**RECORD EXTRACTS**
## begin
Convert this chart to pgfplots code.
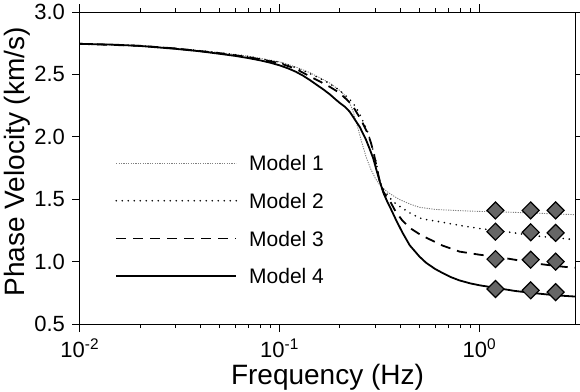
## end
## begin
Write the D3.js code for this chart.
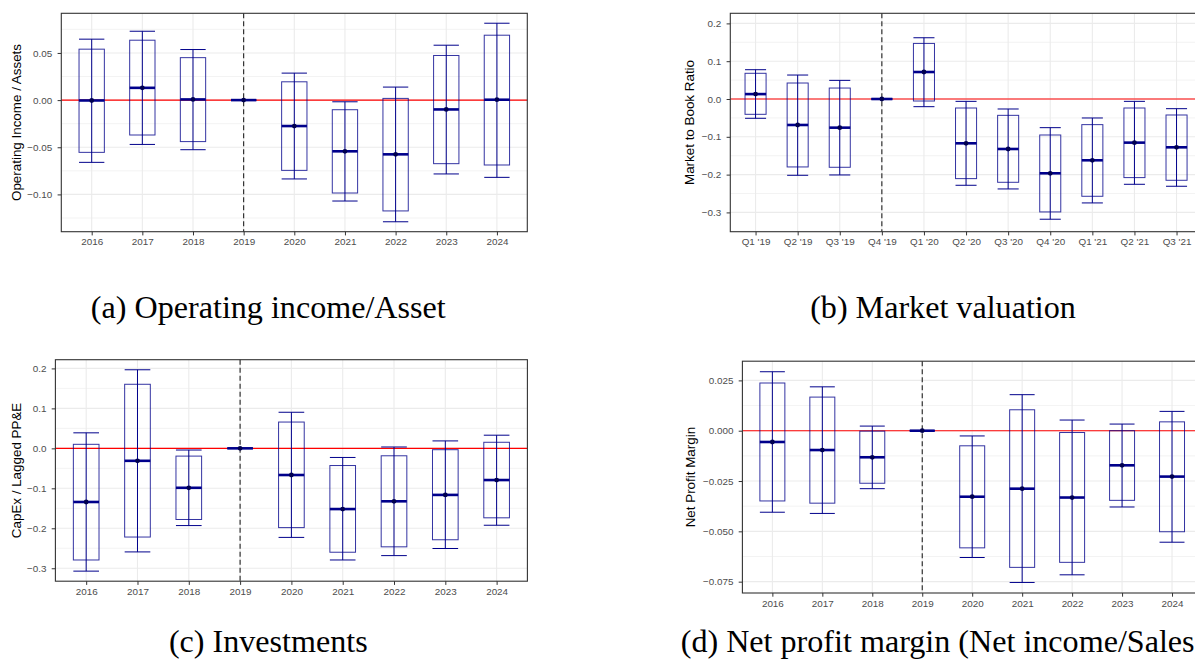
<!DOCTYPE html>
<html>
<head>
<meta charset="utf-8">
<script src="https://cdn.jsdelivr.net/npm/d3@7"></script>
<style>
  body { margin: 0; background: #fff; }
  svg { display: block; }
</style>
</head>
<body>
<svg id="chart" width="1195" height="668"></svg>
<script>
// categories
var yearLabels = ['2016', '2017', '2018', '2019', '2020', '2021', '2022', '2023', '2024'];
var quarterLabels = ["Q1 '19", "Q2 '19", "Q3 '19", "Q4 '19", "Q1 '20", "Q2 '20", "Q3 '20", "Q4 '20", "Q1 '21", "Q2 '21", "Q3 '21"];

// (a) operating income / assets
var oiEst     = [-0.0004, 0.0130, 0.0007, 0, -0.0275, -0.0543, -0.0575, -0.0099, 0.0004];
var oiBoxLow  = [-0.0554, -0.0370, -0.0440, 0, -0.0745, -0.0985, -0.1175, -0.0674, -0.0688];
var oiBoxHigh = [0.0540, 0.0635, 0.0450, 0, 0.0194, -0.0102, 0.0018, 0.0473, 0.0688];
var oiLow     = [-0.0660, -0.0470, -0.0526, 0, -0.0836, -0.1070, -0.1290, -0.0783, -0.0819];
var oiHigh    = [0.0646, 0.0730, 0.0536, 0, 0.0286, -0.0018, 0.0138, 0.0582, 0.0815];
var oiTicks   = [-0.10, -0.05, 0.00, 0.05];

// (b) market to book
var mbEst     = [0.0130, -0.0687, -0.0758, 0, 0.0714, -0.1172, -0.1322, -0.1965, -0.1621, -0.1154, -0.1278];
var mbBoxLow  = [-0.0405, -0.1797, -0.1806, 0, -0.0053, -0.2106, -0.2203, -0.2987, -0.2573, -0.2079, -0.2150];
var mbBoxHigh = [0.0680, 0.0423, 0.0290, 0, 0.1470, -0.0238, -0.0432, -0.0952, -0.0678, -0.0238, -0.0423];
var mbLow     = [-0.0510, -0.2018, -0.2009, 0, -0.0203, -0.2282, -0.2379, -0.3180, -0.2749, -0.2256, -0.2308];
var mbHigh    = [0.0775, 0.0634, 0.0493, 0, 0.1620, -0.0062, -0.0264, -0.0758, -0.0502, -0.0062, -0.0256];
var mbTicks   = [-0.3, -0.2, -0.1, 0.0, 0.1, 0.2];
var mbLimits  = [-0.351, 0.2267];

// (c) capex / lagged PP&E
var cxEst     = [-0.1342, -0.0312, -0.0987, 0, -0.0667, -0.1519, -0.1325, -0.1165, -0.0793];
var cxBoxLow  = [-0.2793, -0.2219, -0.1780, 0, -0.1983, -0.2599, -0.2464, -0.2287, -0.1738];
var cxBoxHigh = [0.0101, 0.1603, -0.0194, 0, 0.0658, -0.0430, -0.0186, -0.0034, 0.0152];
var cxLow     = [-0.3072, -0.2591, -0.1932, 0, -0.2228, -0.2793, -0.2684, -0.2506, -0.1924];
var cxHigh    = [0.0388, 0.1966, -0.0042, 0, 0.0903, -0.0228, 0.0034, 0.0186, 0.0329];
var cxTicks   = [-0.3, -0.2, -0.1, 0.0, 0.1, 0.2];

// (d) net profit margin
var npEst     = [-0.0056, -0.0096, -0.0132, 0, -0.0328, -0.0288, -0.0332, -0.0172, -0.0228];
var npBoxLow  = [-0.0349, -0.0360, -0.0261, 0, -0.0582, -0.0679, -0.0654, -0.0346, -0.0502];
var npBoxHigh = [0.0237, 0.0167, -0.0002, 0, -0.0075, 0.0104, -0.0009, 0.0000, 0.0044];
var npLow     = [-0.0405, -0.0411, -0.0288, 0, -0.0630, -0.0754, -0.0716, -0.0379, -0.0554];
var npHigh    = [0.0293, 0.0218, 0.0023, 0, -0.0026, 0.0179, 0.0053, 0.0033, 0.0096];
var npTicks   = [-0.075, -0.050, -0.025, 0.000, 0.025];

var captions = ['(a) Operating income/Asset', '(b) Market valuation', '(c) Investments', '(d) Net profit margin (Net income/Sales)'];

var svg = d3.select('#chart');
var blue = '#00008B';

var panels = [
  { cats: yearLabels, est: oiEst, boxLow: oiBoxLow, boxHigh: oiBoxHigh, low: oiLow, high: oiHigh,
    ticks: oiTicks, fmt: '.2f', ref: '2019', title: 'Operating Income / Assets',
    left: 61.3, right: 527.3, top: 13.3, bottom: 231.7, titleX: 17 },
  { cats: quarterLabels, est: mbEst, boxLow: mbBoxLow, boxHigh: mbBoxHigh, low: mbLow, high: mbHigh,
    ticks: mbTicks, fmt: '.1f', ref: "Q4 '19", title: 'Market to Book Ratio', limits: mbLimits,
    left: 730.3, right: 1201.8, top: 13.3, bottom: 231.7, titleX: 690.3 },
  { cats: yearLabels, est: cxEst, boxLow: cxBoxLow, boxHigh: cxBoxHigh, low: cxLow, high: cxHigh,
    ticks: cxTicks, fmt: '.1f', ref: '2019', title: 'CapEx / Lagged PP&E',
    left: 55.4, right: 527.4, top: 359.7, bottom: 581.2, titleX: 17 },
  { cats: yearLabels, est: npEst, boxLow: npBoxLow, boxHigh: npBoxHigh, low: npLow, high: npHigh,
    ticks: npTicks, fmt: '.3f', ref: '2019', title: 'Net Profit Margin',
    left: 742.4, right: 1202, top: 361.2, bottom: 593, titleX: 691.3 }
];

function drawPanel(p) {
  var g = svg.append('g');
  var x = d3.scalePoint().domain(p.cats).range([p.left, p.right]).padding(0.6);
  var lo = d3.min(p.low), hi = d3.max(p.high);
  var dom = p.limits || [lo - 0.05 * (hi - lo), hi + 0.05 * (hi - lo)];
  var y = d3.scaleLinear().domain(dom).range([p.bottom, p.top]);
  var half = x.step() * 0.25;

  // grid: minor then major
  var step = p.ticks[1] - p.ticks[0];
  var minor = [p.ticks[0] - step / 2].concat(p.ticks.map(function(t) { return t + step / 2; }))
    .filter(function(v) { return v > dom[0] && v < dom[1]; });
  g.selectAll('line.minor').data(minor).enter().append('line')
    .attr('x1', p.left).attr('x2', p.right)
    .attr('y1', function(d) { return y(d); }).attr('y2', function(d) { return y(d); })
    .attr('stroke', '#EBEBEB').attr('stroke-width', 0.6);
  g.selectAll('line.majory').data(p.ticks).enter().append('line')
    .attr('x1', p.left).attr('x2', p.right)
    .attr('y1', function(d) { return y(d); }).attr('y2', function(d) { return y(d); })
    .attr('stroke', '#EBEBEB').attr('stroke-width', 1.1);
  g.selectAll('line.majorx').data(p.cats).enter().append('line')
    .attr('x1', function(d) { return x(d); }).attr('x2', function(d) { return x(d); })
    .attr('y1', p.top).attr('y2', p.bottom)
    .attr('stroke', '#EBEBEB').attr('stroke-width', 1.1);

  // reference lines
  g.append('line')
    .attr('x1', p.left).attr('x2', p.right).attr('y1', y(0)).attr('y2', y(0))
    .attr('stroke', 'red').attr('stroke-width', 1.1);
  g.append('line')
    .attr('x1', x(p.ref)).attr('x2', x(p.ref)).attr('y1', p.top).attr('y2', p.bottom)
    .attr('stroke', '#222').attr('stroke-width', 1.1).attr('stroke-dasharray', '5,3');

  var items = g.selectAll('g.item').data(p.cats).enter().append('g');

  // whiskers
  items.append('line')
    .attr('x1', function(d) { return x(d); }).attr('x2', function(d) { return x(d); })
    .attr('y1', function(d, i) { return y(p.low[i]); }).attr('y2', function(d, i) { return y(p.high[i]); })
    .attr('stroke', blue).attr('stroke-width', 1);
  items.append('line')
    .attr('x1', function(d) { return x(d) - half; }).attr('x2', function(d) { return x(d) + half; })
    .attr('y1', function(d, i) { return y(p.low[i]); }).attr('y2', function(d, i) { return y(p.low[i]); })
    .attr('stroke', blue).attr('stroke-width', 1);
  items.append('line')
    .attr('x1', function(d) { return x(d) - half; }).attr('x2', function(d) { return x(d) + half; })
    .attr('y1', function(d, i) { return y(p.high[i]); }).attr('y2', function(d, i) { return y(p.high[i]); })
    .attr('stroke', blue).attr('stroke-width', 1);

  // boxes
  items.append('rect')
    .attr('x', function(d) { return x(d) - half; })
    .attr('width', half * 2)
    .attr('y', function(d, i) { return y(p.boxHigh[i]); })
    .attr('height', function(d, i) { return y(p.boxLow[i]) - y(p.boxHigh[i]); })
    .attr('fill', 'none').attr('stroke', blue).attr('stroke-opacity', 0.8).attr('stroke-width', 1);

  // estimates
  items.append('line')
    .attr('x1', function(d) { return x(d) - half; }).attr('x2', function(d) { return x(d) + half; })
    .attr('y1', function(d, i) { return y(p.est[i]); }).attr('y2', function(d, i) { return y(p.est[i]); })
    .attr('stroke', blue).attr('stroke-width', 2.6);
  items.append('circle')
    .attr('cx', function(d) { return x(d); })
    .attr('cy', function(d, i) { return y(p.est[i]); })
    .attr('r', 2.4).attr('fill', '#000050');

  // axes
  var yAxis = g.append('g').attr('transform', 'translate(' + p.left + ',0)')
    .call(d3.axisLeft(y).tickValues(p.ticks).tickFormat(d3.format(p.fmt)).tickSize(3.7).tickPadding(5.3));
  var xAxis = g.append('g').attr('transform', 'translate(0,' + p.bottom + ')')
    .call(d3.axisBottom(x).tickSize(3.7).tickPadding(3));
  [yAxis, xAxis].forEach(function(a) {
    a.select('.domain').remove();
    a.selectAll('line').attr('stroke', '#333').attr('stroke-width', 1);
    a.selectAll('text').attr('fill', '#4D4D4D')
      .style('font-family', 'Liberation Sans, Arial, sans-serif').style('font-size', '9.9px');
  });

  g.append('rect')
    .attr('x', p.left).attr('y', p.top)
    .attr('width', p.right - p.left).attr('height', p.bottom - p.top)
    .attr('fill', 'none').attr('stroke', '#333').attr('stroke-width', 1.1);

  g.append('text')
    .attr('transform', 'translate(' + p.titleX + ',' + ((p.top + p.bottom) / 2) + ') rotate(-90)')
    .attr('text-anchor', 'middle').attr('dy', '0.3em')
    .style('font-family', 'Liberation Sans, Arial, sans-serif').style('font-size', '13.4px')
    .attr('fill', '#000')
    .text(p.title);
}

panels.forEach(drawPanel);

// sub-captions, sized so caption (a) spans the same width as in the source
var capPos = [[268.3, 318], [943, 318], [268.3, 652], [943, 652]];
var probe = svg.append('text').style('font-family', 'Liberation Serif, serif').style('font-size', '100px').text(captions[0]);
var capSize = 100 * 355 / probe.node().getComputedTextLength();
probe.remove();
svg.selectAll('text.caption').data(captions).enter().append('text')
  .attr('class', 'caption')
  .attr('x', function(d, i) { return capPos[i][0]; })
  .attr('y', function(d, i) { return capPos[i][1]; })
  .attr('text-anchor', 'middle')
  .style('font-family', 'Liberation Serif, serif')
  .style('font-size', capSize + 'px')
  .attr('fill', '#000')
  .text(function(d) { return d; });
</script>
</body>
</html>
## end
From the line containing "Write the D3.js code for this chart." to the line containing "-0.05, 0.00, 0.05];", both lines included, give the text again exactly, without any pictures.

Write the D3.js code for this chart.
<!DOCTYPE html>
<html>
<head>
<meta charset="utf-8">
<script src="https://cdn.jsdelivr.net/npm/d3@7"></script>
<style>
  body { margin: 0; background: #fff; }
  svg { display: block; }
</style>
</head>
<body>
<svg id="chart" width="1195" height="668"></svg>
<script>
// categories
var yearLabels = ['2016', '2017', '2018', '2019', '2020', '2021', '2022', '2023', '2024'];
var quarterLabels = ["Q1 '19", "Q2 '19", "Q3 '19", "Q4 '19", "Q1 '20", "Q2 '20", "Q3 '20", "Q4 '20", "Q1 '21", "Q2 '21", "Q3 '21"];

// (a) operating income / assets
var oiEst     = [-0.0004, 0.0130, 0.0007, 0, -0.0275, -0.0543, -0.0575, -0.0099, 0.0004];
var oiBoxLow  = [-0.0554, -0.0370, -0.0440, 0, -0.0745, -0.0985, -0.1175, -0.0674, -0.0688];
var oiBoxHigh = [0.0540, 0.0635, 0.0450, 0, 0.0194, -0.0102, 0.0018, 0.0473, 0.0688];
var oiLow     = [-0.0660, -0.0470, -0.0526, 0, -0.0836, -0.1070, -0.1290, -0.0783, -0.0819];
var oiHigh    = [0.0646, 0.0730, 0.0536, 0, 0.0286, -0.0018, 0.0138, 0.0582, 0.0815];
var oiTicks   = [-0.10, -0.05, 0.00, 0.05];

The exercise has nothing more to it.